# Pioneer Premier DEH-P800PRS ebay warning!



## Nology (Apr 14, 2008)

This seller is using a picture I used to sell my P800 years ago. Just a heads up because I know a lot of people want this deck. 

Pioneer Premier DEH-P800PRS | eBay


----------



## WRX2010 (Jun 11, 2011)

the seller couldn't just get a stock photo from Pioneer? what an ass. That is the good thing about having DIY sellers include their ID and date in pics. at least you have a better idea the item you are looking at is what is for sale.

Too bad this seller has a -2 feedback because this amp looks nice. Interesting that the feedback score is the same, but the seller ID was different last night.
Audio art 240.4x amp | eBay


----------



## ryan s (Dec 19, 2006)

OP, did you sell this on ebay? They have a provision, checked "on" by default, that allows ebay to store pictures uploaded to ebay.com and lets other sellers use them in their own auction without any notification to the original picture-taker or the buyer.

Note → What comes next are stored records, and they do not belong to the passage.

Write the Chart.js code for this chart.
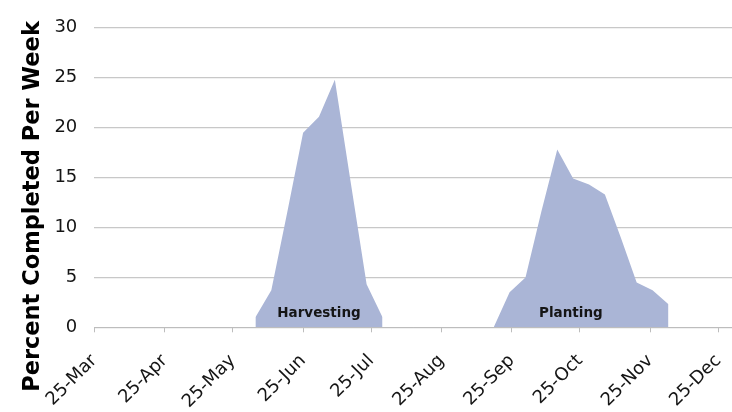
<!DOCTYPE html>
<html>
<head>
<meta charset="utf-8">
<script src="https://cdn.jsdelivr.net/npm/chart.js@4/dist/chart.umd.min.js"></script>
<style>
  html, body { margin: 0; padding: 0; background: #fff; }
  canvas { display: block; }
</style>
</head>
<body>
<canvas id="chart" width="732" height="412"></canvas>
<script>
// Weekly progress of the harvest and the planting season, in percent per week.
const YEAR = 2009;
const axisStart = '03-25';
const axisEnd = '12-31';

const tickDates = ['03-25', '04-25', '05-25', '06-25', '07-25', '08-25', '09-25', '10-25', '11-25', '12-25'];
const tickLabels = ['25-Mar', '25-Apr', '25-May', '25-Jun', '25-Jul', '25-Aug', '25-Sep', '25-Oct', '25-Nov', '25-Dec'];
const yTicks = [0, 5, 10, 15, 20, 25, 30];

const harvestWeeks = ['06-04', '06-11', '06-18', '06-25', '07-02', '07-09', '07-16', '07-23', '07-30'];
const harvestPct = [1.0, 3.7, 11.5, 19.5, 21.1, 24.8, 14.5, 4.3, 1.0];

const plantWeeks = ['09-17', '09-24', '10-01', '10-08', '10-15', '10-22', '10-29', '11-05', '11-12', '11-19', '11-26', '12-03'];
const plantPct = [0, 3.5, 5.0, 11.6, 17.8, 14.9, 14.3, 13.3, 9.0, 4.5, 3.7, 2.3];

const phaseNames = ['Harvesting', 'Planting'];
const phaseLabelDates = ['07-02', '10-21'];
const phaseLabelPct = 1.4;

const yTitle = 'Percent Completed Per Week';

// days elapsed since the start of the axis (25 March)
function dayOf(md) {
  const [m, d] = md.split('-').map(Number);
  const [m0, d0] = axisStart.split('-').map(Number);
  return (Date.UTC(YEAR, m - 1, d) - Date.UTC(YEAR, m0 - 1, d0)) / 86400000;
}
const toPoints = (dates, vals) => dates.map((d, i) => ({ x: dayOf(d), y: vals[i] }));

const FILL = '#aab5d6';
const INK = '#151515';
const FONT = '"DejaVu Sans", Verdana, sans-serif';

const areaStyle = {
  fill: 'origin',
  backgroundColor: FILL,
  borderWidth: 0,
  borderColor: FILL,
  pointRadius: 0,
  tension: 0
};

// names of the two seasons, written inside their areas
const phaseLabels = {
  id: 'phaseLabels',
  afterDatasetsDraw(chart) {
    const { ctx, scales: { x, y } } = chart;
    ctx.save();
    ctx.font = 'bold 13.5px ' + FONT;
    ctx.fillStyle = INK;
    ctx.textAlign = 'center';
    ctx.textBaseline = 'middle';
    phaseNames.forEach((name, i) => {
      ctx.fillText(name, x.getPixelForValue(dayOf(phaseLabelDates[i])), y.getPixelForValue(phaseLabelPct));
    });
    ctx.restore();
  }
};

// vertical axis title, centred on the whole left edge
const axisTitle = {
  id: 'axisTitle',
  afterDraw(chart) {
    const { ctx } = chart;
    ctx.save();
    ctx.translate(38.5, 206.5);
    ctx.rotate(-Math.PI / 2);
    ctx.font = 'bold 22.5px ' + FONT;
    ctx.fillStyle = '#000';
    ctx.textAlign = 'center';
    ctx.textBaseline = 'alphabetic';
    ctx.fillText(yTitle, 0, 0);
    ctx.restore();
  }
};

new Chart(document.getElementById('chart'), {
  type: 'line',
  data: {
    datasets: [
      Object.assign({ label: phaseNames[0], data: toPoints(harvestWeeks, harvestPct) }, areaStyle),
      Object.assign({ label: phaseNames[1], data: toPoints(plantWeeks, plantPct) }, areaStyle)
    ]
  },
  options: {
    responsive: false,
    animation: false,
    layout: { padding: { top: 20.7, right: 0, bottom: 0, left: 0 } },
    plugins: {
      legend: { display: false },
      tooltip: { enabled: false }
    },
    scales: {
      x: {
        type: 'linear',
        min: 0,
        max: dayOf(axisEnd),
        afterBuildTicks: (s) => { s.ticks = tickDates.map(d => ({ value: dayOf(d) })); },
        afterFit: (s) => { s.height = 84.7; s.paddingRight = 0; },
        ticks: {
          autoSkip: false,
          minRotation: 45,
          maxRotation: 45,
          padding: 18,
          color: INK,
          font: { family: FONT, size: 18 },
          callback: (v, i) => tickLabels[i]
        },
        grid: { drawOnChartArea: false, drawTicks: true, tickLength: 5, color: '#bdbdbd' },
        border: { display: true, color: '#bdbdbd', width: 1 }
      },
      y: {
        min: 0,
        max: 30,
        afterBuildTicks: (s) => { s.ticks = yTicks.map(v => ({ value: v })); },
        afterFit: (s) => { s.width = 94.3; },
        ticks: {
          padding: 17,
          color: INK,
          font: { family: FONT, size: 18 }
        },
        grid: { color: '#c8c8c8', lineWidth: 1.2, drawTicks: false },
        border: { display: false }
      }
    }
  },
  plugins: [phaseLabels, axisTitle]
});
</script>
</body>
</html>
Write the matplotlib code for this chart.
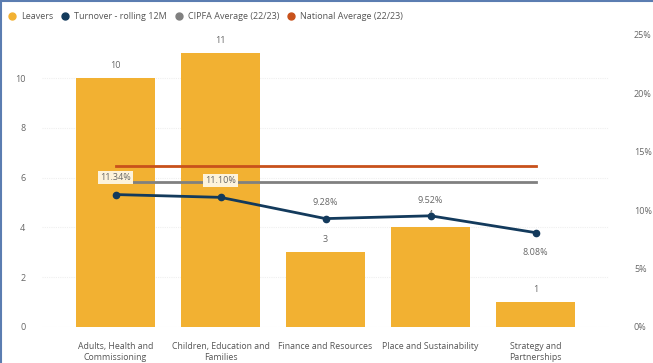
import matplotlib.pyplot as plt
from matplotlib.lines import Line2D

# data
departments = ["Adults, Health and\nCommissioning", "Children, Education and\nFamilies",
               "Finance and Resources", "Place and Sustainability", "Strategy and\nPartnerships"]
leavers = [10, 11, 3, 4, 1]
turnover = [11.34, 11.10, 9.28, 9.52, 8.08]  # rolling 12M, %
cipfa_avg = 12.4
national_avg = 13.8

bar_col = "#F2B132"
line_col = "#133A5C"
cipfa_col = "#808080"
nat_col = "#C8511B"
txt_col = "#666666"

plt.rcParams['font.family'] = ['Open Sans', 'DejaVu Sans']

fig = plt.figure(figsize=(6.53, 3.63), dpi=100)
ax = fig.add_axes([42 / 653, 36 / 363, 567 / 653, 292 / 363])
ax2 = ax.twinx()

x = list(range(len(departments)))
bars = ax.bar(x, leavers, width=0.76, color=bar_col, zorder=2)
for xi, v in zip(x, leavers):
    ax.annotate(str(v), (xi, v), xytext=(0, 6), textcoords="offset points",
                ha="center", va="bottom", fontsize=6.5, color=txt_col)

ax.set_xlim(-0.7, 4.7)
ax.set_ylim(0, 11.73)
ax.set_yticks([0, 2, 4, 6, 8, 10])
ax.grid(axis="y", color="#EFEFEF", linewidth=0.8, linestyle=(0, (1, 1)), zorder=0)
ax.set_axisbelow(True)

ax2.set_ylim(0, 25)
ax2.set_yticks([0, 5, 10, 15, 20, 25])
ax2.set_yticklabels([f"{t}%" for t in [0, 5, 10, 15, 20, 25]])

ax2.plot([0, 4], [national_avg, national_avg], color=nat_col, lw=2, zorder=3)
ax2.plot([0, 4], [cipfa_avg, cipfa_avg], color=cipfa_col, lw=2, zorder=3)
ax2.plot(x, turnover, color=line_col, lw=2, marker="o", markersize=4.5, zorder=4)

offsets = [(0, 9), (0, 9), (0, 8), (0, 8), (0, -11)]
boxed = [True, True, False, False, False]
for xi, v, off, b in zip(x, turnover, offsets, boxed):
    kw = {}
    if b:
        kw["bbox"] = dict(boxstyle="square,pad=0.25", fc="#FDF3DC", ec="none")
    ax2.annotate(f"{v:.2f}%", (xi, v), xytext=off, textcoords="offset points",
                 ha="center", va="bottom" if off[1] > 0 else "top",
                 fontsize=6.5, color=txt_col, zorder=5, **kw)

for a in (ax, ax2):
    for s in a.spines.values():
        s.set_visible(False)
    a.tick_params(length=0, labelsize=6.5, labelcolor=txt_col)

ax.set_xticks(x)
ax.set_xticklabels(departments, fontsize=6.3, color="#555555")
ax.tick_params(axis="x", pad=11)
ax.tick_params(axis="y", pad=12)
ax2.tick_params(axis="y", pad=18)

handles = [Line2D([], [], marker="o", ls="", color=c, markersize=5)
           for c in (bar_col, line_col, cipfa_col, nat_col)]
labels = ["Leavers", "Turnover - rolling 12M", "CIPFA Average (22/23)", "National Average (22/23)"]
fig.legend(handles, labels, loc="upper left", bbox_to_anchor=(-0.005, 0.985), ncol=4,
           frameon=False, fontsize=6.5, handletextpad=0.0, columnspacing=0.3,
           labelcolor="#555555", borderaxespad=0.3)

# frame edges seen on the left and top of the visual
fig.add_artist(Line2D([0.002, 0.002], [0, 1], transform=fig.transFigure, color="#5B7DB1", lw=1.5))
fig.add_artist(Line2D([0, 1], [0.997, 0.997], transform=fig.transFigure, color="#5B7DB1", lw=1.5))

fig.savefig("out.png", dpi=100)
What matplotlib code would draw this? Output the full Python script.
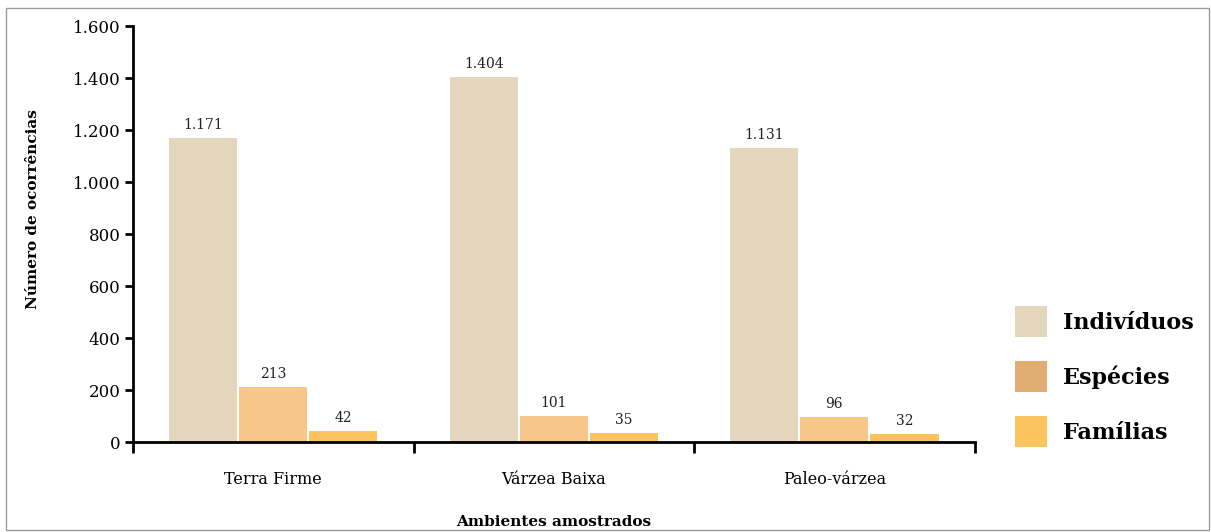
import matplotlib.pyplot as plt
import numpy as np
from matplotlib.patches import Patch, Rectangle
from matplotlib.ticker import FuncFormatter

plt.rcParams['font.family'] = 'DejaVu Serif'

ambientes = ['Terra Firme', 'Várzea Baixa', 'Paleo-várzea']
individuos = [1171, 1404, 1131]
especies = [213, 101, 96]
familias = [42, 35, 32]

series = ['Indivíduos', 'Espécies', 'Famílias']
bar_colors = ['#E3D6BC', '#F9C68A', '#FBC35D']
legend_colors = ['#E3D6BC', '#E2AD70', '#FBC35D']

fig = plt.figure(figsize=(12.11, 5.32), dpi=100)
ax = fig.add_axes([0.1098, 0.169, 0.695, 0.782])

x = np.arange(len(ambientes))
width = 0.243
step = 0.25
for i, (vals, color) in enumerate(zip([individuos, especies, familias], bar_colors)):
    pos = x + (i - 1) * step
    ax.bar(pos, vals, width=width, color=color, zorder=2)
    for p, v in zip(pos, vals):
        ax.text(p, v + 22, f'{v:,}'.replace(',', '.'), ha='center', va='bottom',
                fontsize=10, color='#222222')

ax.set_xlim(-0.5, 2.5)
ax.set_ylim(0, 1600)
ax.set_yticks(np.arange(0, 1601, 200))
ax.yaxis.set_major_formatter(FuncFormatter(lambda v, _: f'{int(v):,}'.replace(',', '.')))

# category labels centred, ticks at the group boundaries
ax.set_xticks([-0.5, 0.5, 1.5, 2.5])
ax.set_xticklabels([])
ax.set_xticks(x, minor=True)
ax.set_xticklabels(ambientes, minor=True, fontsize=11.5)
ax.tick_params(axis='x', which='major', length=8, width=2, direction='out')
ax.tick_params(axis='x', which='minor', length=0, pad=21)
ax.tick_params(axis='y', length=6, width=2, labelsize=12, pad=3)

for side in ['top', 'right']:
    ax.spines[side].set_visible(False)
ax.spines['left'].set_linewidth(2)
ax.spines['bottom'].set_linewidth(2)

ax.set_ylabel('Número de ocorrências', fontsize=11, fontweight='bold')
ax.set_xlabel('Ambientes amostrados', fontsize=11, fontweight='bold')
ax.yaxis.set_label_coords(-0.11, 0.56)
ax.xaxis.set_label_coords(0.5, -0.175)

handles = [Patch(facecolor=c, edgecolor='none') for c in legend_colors]
fig.legend(handles, series, loc='center left', bbox_to_anchor=(0.822, 0.292),
           frameon=False, prop={'size': 16, 'weight': 'bold'},
           handlelength=1.4, handleheight=1.75, handletextpad=0.75, labelspacing=1.1)

fig.patches.append(Rectangle((0.005, 0.004), 0.993, 0.981, transform=fig.transFigure,
                             fill=False, edgecolor='#9a9a9a', linewidth=1))

fig.savefig('out.png', dpi=100)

He could have probably just right-clicked, save as... the original too. Just an FYI if you used ebay originally.


----------



## Nology (Apr 14, 2008)

I emailed the seller and as expected he was a dick about it. He did change the pic though.


----------



## WLDock (Sep 27, 2005)

Kicking myself for selling mine for $250...it was in great condition....who knew???


----------



## WRX2010 (Jun 11, 2011)

I have to say the 800 and 880 PRSs are very nice looking decks. At least he changed the pic. what a dik for not posting a pic of the one he is selling. I haven't sold anything on ebay before, but seems to me like he could f himself over if the one he sold wasn't in very good shape. just MHO.


----------